Stated problem: Compile every line that includes the word "chart".

Data supplied:

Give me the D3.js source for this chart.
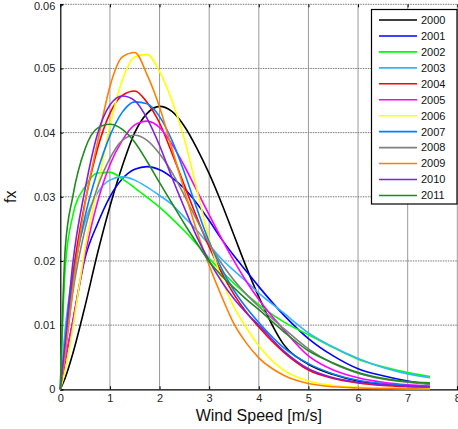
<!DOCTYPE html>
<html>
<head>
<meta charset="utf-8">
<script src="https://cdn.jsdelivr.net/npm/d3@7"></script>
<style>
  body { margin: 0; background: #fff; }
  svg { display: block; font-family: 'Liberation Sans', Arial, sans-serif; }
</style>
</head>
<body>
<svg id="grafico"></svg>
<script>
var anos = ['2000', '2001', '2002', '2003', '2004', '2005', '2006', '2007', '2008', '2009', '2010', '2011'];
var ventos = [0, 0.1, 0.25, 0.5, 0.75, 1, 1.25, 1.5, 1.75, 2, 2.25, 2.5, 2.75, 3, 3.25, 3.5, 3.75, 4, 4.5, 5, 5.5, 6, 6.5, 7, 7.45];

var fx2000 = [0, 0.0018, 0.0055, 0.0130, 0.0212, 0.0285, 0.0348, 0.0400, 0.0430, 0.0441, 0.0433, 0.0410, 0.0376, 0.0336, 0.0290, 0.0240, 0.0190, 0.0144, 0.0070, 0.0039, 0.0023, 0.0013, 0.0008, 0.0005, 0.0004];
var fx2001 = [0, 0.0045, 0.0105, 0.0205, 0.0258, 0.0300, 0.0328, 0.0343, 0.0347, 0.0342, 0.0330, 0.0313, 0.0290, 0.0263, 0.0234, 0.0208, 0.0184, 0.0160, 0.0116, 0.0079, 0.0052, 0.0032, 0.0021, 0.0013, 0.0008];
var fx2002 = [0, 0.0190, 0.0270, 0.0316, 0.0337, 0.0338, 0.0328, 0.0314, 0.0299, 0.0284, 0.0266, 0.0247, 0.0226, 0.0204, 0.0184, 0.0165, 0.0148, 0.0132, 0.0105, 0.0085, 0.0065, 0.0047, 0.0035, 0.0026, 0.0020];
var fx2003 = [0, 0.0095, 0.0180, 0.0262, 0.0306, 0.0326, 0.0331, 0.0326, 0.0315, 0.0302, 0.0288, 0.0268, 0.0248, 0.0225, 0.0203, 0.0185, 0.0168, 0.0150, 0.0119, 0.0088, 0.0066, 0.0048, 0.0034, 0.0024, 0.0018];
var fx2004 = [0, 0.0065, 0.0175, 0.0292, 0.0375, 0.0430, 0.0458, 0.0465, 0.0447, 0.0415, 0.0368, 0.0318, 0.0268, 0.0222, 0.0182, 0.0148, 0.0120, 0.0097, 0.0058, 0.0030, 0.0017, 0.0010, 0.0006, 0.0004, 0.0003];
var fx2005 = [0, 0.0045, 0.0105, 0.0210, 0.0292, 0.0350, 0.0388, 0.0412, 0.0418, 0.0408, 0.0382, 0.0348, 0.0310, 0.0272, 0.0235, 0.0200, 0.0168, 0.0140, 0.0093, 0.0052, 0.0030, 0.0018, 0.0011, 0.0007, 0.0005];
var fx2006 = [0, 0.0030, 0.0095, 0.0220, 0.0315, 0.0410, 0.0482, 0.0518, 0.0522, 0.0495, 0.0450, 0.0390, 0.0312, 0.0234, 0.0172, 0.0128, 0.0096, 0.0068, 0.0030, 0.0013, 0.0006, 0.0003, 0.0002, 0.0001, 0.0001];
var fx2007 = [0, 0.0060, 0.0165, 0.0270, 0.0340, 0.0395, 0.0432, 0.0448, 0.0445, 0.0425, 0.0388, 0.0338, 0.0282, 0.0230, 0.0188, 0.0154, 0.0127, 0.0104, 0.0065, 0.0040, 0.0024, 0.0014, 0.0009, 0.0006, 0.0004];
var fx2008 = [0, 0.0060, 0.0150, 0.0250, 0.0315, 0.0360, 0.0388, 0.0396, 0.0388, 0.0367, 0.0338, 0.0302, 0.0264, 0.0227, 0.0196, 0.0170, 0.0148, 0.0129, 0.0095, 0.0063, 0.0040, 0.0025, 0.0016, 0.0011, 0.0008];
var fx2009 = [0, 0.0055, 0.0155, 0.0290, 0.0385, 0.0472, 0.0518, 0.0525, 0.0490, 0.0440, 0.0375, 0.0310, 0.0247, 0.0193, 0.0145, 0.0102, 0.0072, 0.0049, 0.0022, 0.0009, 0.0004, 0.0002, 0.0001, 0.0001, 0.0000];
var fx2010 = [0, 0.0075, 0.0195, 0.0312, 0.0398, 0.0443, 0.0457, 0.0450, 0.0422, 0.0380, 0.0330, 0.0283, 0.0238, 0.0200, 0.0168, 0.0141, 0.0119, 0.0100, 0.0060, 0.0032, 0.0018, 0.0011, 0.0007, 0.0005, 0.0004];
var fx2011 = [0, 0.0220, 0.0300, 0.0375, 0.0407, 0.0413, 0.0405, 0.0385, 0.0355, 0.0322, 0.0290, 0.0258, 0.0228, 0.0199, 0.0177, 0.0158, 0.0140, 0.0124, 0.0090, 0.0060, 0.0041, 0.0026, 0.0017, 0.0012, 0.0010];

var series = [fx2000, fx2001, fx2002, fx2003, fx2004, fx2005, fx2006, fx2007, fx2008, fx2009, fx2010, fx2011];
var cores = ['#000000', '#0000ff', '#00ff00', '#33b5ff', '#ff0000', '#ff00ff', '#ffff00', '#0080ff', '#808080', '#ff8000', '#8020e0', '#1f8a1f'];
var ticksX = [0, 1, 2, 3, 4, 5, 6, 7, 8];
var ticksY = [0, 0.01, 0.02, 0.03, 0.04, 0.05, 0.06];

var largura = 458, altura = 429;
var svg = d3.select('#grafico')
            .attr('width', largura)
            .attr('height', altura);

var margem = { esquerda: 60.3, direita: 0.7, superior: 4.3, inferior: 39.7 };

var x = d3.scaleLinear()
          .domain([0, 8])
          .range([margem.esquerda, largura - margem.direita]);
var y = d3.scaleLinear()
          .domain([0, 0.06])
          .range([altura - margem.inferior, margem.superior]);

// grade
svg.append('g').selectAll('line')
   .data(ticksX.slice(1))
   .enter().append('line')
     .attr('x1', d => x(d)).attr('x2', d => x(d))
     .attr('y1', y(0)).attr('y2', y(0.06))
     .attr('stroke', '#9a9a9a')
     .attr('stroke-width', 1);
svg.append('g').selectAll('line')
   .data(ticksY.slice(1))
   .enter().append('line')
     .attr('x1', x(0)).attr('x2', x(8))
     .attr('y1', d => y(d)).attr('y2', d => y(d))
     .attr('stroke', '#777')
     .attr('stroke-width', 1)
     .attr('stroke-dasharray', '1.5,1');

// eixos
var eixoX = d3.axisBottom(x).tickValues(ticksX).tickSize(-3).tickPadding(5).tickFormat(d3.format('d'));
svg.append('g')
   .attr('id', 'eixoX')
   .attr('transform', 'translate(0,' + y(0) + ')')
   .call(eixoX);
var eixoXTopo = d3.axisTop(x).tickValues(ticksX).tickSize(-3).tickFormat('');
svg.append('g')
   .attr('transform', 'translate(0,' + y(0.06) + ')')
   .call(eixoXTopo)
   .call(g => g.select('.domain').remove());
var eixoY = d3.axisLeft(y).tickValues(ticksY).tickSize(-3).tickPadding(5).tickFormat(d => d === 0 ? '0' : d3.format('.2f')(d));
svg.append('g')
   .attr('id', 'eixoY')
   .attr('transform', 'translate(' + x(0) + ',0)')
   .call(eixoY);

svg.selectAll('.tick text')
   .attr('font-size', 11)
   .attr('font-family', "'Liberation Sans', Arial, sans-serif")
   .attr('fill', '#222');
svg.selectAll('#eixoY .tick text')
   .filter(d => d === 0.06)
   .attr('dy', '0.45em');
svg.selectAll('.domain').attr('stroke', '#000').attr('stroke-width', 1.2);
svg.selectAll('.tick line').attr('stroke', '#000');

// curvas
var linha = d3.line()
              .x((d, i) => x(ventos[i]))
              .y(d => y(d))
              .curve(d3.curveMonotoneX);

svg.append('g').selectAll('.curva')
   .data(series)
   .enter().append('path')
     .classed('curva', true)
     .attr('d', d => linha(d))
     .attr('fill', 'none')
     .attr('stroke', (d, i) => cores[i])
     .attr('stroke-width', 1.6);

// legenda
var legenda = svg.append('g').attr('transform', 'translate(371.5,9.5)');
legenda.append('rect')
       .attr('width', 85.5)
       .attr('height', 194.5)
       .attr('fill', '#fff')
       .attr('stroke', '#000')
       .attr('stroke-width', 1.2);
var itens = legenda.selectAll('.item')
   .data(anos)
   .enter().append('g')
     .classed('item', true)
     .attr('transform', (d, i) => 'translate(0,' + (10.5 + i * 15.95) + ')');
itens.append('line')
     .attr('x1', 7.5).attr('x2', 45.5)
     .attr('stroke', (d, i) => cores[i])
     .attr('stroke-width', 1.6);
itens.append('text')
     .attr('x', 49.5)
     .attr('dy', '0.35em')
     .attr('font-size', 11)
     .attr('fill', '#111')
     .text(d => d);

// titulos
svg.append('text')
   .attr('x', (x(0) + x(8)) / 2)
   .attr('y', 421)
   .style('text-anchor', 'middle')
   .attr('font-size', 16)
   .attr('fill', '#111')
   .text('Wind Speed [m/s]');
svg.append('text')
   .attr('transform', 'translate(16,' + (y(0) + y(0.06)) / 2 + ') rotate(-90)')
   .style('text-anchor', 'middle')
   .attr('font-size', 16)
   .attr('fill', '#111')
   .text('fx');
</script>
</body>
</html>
---
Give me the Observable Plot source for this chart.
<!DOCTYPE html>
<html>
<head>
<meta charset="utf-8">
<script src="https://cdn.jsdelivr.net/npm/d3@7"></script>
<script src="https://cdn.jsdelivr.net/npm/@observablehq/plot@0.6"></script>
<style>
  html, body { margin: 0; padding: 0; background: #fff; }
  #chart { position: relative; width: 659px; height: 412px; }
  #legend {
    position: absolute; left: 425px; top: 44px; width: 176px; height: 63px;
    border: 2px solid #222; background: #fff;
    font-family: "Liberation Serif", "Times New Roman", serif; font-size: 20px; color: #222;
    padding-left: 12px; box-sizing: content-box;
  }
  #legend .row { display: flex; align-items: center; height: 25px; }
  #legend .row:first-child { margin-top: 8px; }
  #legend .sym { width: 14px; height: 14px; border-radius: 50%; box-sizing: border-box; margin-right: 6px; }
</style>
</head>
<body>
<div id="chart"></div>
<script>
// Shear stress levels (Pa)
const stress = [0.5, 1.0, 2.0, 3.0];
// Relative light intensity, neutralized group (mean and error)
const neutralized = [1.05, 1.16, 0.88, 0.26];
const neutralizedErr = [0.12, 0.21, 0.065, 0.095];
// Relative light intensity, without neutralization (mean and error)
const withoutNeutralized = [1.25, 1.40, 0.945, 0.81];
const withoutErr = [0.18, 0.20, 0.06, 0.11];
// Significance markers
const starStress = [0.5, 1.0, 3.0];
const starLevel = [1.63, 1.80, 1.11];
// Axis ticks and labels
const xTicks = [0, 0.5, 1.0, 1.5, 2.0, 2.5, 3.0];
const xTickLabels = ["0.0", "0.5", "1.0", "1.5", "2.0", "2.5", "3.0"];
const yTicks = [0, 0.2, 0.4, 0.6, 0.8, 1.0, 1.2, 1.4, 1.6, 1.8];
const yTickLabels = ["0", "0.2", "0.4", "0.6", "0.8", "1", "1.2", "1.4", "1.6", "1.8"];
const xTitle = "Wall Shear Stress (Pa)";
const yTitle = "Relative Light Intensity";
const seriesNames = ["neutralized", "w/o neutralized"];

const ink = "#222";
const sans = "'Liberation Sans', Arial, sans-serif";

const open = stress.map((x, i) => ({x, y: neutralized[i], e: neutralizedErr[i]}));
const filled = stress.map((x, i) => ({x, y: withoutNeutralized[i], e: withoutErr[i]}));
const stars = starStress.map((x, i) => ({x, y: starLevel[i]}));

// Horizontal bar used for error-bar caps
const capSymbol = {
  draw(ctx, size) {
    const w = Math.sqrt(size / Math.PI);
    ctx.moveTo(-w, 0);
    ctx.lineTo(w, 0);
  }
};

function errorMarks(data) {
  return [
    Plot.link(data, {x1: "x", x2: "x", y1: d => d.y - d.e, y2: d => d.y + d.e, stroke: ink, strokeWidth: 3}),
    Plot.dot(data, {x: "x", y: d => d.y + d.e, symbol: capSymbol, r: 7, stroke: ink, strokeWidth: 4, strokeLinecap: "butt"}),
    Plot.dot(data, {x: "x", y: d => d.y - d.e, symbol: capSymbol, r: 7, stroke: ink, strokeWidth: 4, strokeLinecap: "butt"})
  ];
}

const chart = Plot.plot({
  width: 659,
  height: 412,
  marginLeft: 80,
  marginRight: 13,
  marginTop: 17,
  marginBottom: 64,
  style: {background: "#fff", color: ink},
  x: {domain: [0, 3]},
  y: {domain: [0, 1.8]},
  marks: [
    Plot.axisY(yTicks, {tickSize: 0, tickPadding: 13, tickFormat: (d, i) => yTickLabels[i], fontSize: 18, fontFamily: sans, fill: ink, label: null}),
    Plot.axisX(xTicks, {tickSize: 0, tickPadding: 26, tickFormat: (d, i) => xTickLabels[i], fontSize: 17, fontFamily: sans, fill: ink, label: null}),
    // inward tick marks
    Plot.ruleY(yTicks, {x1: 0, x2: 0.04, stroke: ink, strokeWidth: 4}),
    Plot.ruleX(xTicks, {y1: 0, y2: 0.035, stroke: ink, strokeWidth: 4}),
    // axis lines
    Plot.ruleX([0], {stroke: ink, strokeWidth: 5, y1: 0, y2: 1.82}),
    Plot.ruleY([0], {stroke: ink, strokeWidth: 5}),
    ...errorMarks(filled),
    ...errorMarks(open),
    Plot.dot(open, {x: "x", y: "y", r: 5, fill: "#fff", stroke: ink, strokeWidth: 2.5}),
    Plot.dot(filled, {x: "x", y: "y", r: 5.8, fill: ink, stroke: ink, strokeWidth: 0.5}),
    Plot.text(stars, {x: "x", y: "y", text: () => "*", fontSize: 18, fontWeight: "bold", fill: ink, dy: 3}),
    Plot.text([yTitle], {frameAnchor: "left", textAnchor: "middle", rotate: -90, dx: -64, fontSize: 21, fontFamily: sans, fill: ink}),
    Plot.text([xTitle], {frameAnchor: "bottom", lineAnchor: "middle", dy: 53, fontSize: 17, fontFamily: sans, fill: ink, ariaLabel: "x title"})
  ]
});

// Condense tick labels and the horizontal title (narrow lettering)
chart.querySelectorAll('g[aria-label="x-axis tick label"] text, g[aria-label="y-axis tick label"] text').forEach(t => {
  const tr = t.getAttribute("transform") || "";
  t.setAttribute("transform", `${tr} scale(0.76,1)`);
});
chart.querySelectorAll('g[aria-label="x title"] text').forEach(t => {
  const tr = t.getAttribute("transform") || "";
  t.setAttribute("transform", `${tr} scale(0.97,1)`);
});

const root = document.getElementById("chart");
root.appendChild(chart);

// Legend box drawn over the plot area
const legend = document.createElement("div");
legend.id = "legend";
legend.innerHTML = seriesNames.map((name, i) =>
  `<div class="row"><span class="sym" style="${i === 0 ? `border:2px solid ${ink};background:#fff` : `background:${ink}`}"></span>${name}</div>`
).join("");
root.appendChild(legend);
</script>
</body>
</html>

The answer:
Give me the D3.js source for this chart.
Give me the Observable Plot source for this chart.
  #chart { position: relative; width: 659px; height: 412px; }
<div id="chart"></div>
const chart = Plot.plot({
chart.querySelectorAll('g[aria-label="x-axis tick label"] text, g[aria-label="y-axis tick label"] text').forEach(t => {
chart.querySelectorAll('g[aria-label="x title"] text').forEach(t => {
const root = document.getElementById("chart");
root.appendChild(chart);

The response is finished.